▶ _WORK INSTRUCTIONS_: Give again, word for word, each line from the top of the listing through the line that holds "-1.12, 0.0, 1.14]".

▶ _INFORMATION SHOWN_:
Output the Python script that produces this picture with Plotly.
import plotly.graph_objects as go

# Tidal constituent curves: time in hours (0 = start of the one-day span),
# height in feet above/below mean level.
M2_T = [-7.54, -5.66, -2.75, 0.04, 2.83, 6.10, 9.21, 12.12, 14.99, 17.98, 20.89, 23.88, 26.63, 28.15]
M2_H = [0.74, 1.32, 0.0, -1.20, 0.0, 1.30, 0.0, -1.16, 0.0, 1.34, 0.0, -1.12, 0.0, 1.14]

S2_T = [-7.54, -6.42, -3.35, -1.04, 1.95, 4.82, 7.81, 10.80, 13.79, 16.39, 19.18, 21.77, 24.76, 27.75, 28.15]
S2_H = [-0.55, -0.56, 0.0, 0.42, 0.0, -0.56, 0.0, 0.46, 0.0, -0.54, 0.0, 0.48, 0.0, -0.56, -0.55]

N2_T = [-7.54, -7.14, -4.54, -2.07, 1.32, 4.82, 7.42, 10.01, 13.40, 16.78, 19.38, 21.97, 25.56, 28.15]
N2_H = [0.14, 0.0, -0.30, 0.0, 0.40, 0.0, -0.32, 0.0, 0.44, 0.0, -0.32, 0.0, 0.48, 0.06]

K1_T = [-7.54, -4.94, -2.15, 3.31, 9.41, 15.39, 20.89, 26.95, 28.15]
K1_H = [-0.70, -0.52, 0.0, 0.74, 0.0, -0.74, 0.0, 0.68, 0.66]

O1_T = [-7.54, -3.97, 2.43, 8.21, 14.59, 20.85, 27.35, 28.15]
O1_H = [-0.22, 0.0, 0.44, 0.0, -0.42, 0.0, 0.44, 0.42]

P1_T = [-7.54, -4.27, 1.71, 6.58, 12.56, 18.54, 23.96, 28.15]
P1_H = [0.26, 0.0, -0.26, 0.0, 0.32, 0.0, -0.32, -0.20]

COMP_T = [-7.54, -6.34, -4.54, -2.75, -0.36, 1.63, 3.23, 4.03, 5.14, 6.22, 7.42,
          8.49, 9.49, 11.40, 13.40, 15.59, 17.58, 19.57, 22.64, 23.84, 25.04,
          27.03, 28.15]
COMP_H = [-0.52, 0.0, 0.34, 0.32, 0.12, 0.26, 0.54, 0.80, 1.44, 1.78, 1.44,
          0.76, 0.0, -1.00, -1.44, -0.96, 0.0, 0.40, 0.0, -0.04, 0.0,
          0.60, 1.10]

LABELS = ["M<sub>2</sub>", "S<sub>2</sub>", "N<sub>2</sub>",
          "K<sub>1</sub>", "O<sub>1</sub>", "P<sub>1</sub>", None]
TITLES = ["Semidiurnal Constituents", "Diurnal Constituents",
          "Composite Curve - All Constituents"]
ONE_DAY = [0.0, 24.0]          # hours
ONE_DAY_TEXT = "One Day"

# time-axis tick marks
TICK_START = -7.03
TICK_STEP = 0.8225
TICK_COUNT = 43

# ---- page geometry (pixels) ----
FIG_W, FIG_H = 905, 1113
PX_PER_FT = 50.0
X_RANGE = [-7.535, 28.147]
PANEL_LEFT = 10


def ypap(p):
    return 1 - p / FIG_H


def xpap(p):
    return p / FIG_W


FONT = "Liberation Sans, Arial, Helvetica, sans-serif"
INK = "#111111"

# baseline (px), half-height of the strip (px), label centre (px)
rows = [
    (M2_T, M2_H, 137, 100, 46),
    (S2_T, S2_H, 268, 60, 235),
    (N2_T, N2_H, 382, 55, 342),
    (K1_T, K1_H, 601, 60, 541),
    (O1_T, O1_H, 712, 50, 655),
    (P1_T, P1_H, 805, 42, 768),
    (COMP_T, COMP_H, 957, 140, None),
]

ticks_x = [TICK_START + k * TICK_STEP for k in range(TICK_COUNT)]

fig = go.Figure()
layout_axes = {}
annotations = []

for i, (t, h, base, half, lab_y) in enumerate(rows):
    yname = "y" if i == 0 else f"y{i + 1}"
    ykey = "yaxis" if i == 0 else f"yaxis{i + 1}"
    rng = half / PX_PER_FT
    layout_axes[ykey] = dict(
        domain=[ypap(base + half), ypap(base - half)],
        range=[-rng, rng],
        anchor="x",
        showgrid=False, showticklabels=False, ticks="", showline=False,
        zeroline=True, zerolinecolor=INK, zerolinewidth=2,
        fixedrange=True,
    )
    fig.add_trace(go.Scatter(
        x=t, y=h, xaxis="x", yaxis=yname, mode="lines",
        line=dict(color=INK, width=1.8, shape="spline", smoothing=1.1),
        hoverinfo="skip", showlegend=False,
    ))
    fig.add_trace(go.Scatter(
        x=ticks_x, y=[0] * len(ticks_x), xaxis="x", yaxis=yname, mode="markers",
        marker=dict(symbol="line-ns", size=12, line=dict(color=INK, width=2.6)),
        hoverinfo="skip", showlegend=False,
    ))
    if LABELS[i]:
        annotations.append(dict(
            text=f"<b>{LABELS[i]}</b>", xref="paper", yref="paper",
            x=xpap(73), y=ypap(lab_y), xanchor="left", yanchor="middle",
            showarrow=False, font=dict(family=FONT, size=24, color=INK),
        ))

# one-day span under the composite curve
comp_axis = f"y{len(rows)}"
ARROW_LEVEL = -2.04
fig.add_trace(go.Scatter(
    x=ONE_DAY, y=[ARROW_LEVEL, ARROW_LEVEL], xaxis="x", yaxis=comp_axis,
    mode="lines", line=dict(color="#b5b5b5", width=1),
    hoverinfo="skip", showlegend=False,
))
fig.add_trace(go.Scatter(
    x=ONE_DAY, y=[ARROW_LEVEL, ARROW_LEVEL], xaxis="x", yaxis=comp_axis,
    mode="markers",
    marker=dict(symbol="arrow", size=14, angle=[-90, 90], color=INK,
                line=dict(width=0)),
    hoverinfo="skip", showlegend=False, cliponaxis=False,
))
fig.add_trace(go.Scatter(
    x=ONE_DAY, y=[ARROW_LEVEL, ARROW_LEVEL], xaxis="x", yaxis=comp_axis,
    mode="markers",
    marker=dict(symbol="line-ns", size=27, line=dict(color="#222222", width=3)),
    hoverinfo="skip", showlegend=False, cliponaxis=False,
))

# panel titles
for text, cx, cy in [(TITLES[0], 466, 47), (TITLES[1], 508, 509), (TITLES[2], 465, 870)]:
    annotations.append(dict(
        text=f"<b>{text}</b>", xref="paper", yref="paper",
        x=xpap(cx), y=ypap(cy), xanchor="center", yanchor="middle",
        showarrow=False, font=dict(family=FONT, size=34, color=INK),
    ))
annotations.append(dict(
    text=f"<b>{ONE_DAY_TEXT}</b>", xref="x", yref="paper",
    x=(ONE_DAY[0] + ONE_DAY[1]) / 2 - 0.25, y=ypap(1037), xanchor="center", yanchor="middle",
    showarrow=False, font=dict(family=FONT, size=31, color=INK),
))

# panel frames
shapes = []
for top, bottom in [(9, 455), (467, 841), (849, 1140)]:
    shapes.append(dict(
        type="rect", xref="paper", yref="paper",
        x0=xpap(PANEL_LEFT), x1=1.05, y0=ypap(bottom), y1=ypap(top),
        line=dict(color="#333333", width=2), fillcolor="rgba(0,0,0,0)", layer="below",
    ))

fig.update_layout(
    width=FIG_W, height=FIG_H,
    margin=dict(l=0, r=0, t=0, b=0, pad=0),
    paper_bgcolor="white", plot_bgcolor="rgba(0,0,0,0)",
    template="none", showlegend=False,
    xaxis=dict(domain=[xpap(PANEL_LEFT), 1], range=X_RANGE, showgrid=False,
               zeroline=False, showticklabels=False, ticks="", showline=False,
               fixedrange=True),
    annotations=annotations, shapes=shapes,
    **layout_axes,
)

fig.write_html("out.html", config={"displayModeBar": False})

▶ _RESPONSE FOR THIS EXERCISE_:
Output the Python script that produces this picture with Plotly.
import plotly.graph_objects as go

# Tidal constituent curves: time in hours (0 = start of the one-day span),
# height in feet above/below mean level.
M2_T = [-7.54, -5.66, -2.75, 0.04, 2.83, 6.10, 9.21, 12.12, 14.99, 17.98, 20.89, 23.88, 26.63, 28.15]
M2_H = [0.74, 1.32, 0.0, -1.20, 0.0, 1.30, 0.0, -1.16, 0.0, 1.34, 0.0, -1.12, 0.0, 1.14]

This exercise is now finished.